Auditor General Stephen Boyle has stated his opposition to the bonuses at the company which was rescued from administration by the Scottish Government in 2019. He said it was unclear why they were paid.

When the decision to pay bonuses to Ferguson Marine in 2022/23 emerged in April, Douglas Ross, leader of the Scottish Tories, said: “The two ferries are not fit to sail, the costs continue to spiral out of control, and islanders continue to be left without vital, lifeline services – so First Minister, what on earth could these bonuses be for?”

Responding, First Minister Humza Yousaf said: “I won’t disagree with Douglas Ross or the Auditor General…who made it clear that those bonuses should not have been paid.

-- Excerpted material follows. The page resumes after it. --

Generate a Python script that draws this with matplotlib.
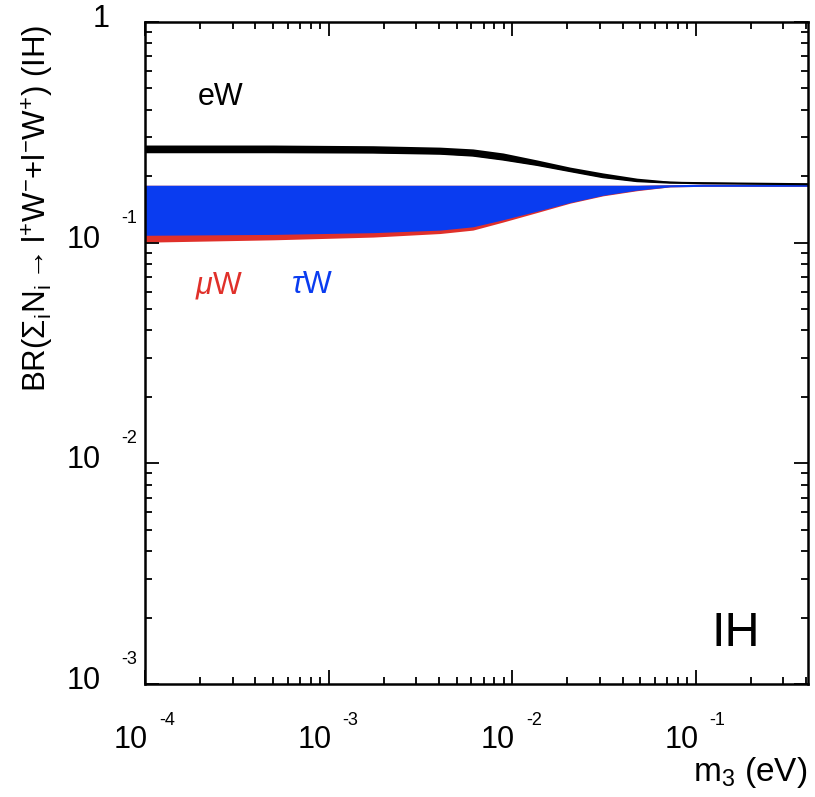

I agree.

"The former deputy first minister (John Swinney) made clear his anger, saying they shared that anger at the fact that bonuses have been paid.

"Those bonuses relate to a decision that was made by Ferguson Marine’s remuneration committee, without consultation with the Government, in November 2022. I asked for those bonuses not to be paid, but the advice that has come back is that they are a contractual obligation.

"With regard to any future discussion about or consideration of bonuses, I have made it clear that bonuses should not be paid in relation to [the ferries]."

But Audit Scotland said that the bonus payments for 2022/23 have come without the express approval of the Scottish Government.

FMPG say appropriate approval had been "sought" from the Scottish Government throughout the bonuses process.

Ferguson Marine refer to the bonuses as "contractual retention payments" and say they form part of the salary package of senior FMPG employees and are a "strategic mechanism for maintaining staff in the UK shipbuilding industry."

They say that of the total potential £142,281 of bonuses that could have been paid out - £95,064 was not awarded due to a failure to meet key milestones for the ferries.

Despite scrutiny over the bonuses, two recipients who do not have a bonus clause included within their original employment contract were invited to join the scheme for the 2022/23 financial year, by letter in December.

The Ferguson Marine chairman, who has been leading a review into the payment structure at the yard, has previously said the firm's future was at risk if it does not retain a competitive bonus system.

Ferguson Marine declined to comment.